## Start Supplied information

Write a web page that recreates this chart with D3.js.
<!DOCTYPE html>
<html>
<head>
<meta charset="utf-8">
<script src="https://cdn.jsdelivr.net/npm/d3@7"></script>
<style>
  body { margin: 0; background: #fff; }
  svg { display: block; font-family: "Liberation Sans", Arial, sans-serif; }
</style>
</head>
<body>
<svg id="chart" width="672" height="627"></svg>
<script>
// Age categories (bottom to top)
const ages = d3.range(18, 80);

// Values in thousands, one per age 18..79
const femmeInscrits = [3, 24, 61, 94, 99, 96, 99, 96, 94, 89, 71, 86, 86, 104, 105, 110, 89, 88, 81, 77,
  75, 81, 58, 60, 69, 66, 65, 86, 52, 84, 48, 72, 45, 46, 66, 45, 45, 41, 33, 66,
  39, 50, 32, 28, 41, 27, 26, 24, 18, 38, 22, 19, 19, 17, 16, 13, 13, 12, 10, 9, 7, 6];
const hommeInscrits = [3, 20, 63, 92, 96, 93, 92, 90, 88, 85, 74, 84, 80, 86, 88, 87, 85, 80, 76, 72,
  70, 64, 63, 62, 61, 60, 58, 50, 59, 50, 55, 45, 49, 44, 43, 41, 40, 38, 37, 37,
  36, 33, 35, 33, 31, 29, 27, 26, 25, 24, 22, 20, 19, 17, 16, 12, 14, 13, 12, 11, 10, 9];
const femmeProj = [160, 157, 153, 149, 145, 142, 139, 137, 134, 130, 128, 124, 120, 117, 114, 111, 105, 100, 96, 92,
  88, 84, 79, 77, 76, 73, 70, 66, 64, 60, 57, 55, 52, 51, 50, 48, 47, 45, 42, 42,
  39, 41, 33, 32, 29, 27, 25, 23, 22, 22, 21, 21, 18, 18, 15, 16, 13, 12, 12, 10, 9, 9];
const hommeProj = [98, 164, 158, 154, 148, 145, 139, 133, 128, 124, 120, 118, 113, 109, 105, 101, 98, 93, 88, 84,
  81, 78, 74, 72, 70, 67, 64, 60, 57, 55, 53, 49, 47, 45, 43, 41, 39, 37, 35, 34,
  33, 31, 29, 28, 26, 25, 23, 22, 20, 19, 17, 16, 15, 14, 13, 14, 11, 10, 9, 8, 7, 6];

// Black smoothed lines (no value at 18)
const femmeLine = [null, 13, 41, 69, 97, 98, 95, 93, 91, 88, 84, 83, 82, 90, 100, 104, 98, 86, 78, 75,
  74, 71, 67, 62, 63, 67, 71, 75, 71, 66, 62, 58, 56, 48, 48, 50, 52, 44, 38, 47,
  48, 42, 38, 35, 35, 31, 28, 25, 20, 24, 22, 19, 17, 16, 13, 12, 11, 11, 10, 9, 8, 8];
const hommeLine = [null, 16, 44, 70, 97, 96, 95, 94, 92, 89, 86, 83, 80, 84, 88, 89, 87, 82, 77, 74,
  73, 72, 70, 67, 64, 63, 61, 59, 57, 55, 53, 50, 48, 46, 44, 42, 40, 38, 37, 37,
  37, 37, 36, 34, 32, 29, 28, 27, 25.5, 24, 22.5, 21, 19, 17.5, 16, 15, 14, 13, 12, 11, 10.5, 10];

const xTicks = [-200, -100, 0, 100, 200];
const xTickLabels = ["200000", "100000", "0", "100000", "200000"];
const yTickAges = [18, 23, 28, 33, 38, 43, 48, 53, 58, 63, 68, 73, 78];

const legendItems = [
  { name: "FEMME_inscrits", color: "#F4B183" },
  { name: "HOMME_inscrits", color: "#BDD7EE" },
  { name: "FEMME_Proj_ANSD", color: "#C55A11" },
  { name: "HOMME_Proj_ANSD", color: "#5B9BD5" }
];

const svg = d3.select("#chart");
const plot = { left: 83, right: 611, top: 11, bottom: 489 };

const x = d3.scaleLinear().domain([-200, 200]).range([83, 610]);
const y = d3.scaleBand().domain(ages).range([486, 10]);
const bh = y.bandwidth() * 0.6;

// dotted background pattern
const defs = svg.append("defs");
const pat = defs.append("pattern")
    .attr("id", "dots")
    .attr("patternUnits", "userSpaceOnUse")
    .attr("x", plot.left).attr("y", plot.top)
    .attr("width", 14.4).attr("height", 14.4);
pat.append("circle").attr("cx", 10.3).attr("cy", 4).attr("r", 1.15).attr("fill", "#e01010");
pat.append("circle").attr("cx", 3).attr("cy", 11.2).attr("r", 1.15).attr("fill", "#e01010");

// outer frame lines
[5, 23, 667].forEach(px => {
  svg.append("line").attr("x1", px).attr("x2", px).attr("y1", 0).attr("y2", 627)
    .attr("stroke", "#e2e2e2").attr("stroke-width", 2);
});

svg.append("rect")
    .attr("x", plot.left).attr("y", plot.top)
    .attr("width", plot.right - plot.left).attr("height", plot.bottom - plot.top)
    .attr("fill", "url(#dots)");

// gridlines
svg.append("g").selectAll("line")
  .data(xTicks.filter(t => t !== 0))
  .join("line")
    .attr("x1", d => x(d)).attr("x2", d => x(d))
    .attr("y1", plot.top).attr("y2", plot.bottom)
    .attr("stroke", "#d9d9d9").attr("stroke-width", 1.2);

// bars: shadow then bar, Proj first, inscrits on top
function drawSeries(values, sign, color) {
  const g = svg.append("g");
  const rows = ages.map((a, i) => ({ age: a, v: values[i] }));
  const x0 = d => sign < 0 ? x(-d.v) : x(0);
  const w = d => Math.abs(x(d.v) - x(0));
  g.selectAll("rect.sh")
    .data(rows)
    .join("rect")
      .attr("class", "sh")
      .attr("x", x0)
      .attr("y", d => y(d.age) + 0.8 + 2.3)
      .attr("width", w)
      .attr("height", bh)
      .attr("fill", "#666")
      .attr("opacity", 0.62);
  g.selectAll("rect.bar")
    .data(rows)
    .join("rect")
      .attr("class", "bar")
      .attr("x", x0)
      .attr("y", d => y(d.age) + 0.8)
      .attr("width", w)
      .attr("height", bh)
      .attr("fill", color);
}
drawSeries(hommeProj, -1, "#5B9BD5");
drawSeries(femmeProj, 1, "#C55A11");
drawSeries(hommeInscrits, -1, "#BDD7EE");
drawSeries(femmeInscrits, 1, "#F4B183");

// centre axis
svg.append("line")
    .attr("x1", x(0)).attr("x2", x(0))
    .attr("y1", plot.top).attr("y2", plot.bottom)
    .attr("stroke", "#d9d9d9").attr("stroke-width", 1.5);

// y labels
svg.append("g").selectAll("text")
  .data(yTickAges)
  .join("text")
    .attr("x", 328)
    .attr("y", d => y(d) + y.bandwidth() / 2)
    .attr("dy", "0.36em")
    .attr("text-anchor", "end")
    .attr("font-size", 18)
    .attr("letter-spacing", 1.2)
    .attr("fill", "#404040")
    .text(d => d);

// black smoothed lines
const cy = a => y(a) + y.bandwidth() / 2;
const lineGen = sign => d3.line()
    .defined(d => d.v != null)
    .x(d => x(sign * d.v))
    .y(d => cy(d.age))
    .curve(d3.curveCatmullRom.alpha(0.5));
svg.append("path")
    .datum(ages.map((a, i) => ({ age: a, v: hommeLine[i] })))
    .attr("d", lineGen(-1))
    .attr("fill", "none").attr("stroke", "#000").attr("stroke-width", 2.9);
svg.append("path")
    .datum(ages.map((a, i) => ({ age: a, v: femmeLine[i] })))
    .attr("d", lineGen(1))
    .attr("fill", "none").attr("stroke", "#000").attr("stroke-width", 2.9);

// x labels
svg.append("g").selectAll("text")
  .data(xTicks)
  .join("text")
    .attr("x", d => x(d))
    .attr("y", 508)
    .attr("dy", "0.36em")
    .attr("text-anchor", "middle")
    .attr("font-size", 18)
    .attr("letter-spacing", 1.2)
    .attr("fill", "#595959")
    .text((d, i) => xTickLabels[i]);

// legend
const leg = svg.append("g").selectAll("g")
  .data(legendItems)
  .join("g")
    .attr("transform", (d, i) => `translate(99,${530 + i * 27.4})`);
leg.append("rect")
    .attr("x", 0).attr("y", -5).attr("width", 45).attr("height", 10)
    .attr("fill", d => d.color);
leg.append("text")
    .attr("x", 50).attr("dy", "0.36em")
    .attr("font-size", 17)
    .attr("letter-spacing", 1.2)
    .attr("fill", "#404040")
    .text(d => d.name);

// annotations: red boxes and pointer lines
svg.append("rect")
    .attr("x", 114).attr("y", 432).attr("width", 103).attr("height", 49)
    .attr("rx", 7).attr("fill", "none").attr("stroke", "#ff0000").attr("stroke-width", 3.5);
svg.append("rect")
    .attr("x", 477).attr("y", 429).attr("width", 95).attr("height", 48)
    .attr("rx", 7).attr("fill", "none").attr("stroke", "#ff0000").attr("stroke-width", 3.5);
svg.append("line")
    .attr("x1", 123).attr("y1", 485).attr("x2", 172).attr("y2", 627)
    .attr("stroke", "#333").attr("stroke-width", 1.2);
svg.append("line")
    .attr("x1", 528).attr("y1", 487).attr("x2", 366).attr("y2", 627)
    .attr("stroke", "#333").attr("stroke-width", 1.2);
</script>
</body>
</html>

## End Supplied information
## Start Supplied information

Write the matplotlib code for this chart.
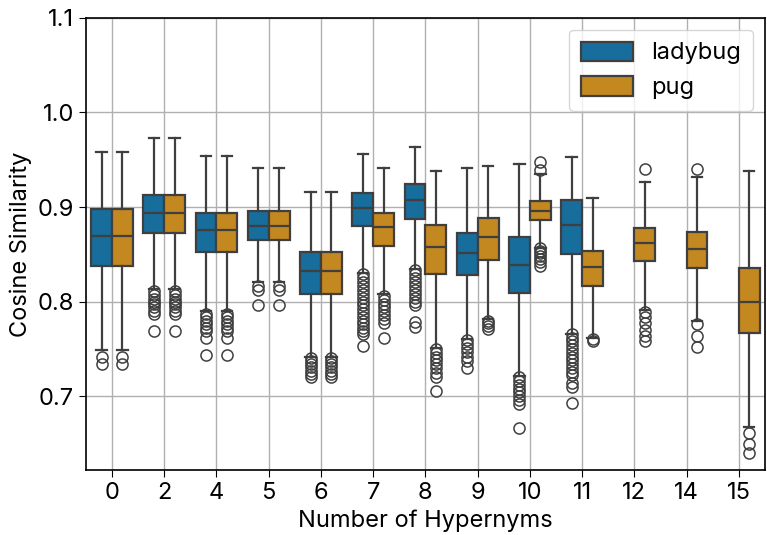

## End Supplied information

→ Given instruction
Start at the line with "Write a web", stop at the line with "10, 9, 8, 7, 6];", and return every line in that stretch exactly, those two included.

→ Completed task
Write a web page that recreates this chart with D3.js.
<!DOCTYPE html>
<html>
<head>
<meta charset="utf-8">
<script src="https://cdn.jsdelivr.net/npm/d3@7"></script>
<style>
  body { margin: 0; background: #fff; }
  svg { display: block; font-family: "Liberation Sans", Arial, sans-serif; }
</style>
</head>
<body>
<svg id="chart" width="672" height="627"></svg>
<script>
// Age categories (bottom to top)
const ages = d3.range(18, 80);

// Values in thousands, one per age 18..79
const femmeInscrits = [3, 24, 61, 94, 99, 96, 99, 96, 94, 89, 71, 86, 86, 104, 105, 110, 89, 88, 81, 77,
  75, 81, 58, 60, 69, 66, 65, 86, 52, 84, 48, 72, 45, 46, 66, 45, 45, 41, 33, 66,
  39, 50, 32, 28, 41, 27, 26, 24, 18, 38, 22, 19, 19, 17, 16, 13, 13, 12, 10, 9, 7, 6];
const hommeInscrits = [3, 20, 63, 92, 96, 93, 92, 90, 88, 85, 74, 84, 80, 86, 88, 87, 85, 80, 76, 72,
  70, 64, 63, 62, 61, 60, 58, 50, 59, 50, 55, 45, 49, 44, 43, 41, 40, 38, 37, 37,
  36, 33, 35, 33, 31, 29, 27, 26, 25, 24, 22, 20, 19, 17, 16, 12, 14, 13, 12, 11, 10, 9];
const femmeProj = [160, 157, 153, 149, 145, 142, 139, 137, 134, 130, 128, 124, 120, 117, 114, 111, 105, 100, 96, 92,
  88, 84, 79, 77, 76, 73, 70, 66, 64, 60, 57, 55, 52, 51, 50, 48, 47, 45, 42, 42,
  39, 41, 33, 32, 29, 27, 25, 23, 22, 22, 21, 21, 18, 18, 15, 16, 13, 12, 12, 10, 9, 9];
const hommeProj = [98, 164, 158, 154, 148, 145, 139, 133, 128, 124, 120, 118, 113, 109, 105, 101, 98, 93, 88, 84,
  81, 78, 74, 72, 70, 67, 64, 60, 57, 55, 53, 49, 47, 45, 43, 41, 39, 37, 35, 34,
  33, 31, 29, 28, 26, 25, 23, 22, 20, 19, 17, 16, 15, 14, 13, 14, 11, 10, 9, 8, 7, 6];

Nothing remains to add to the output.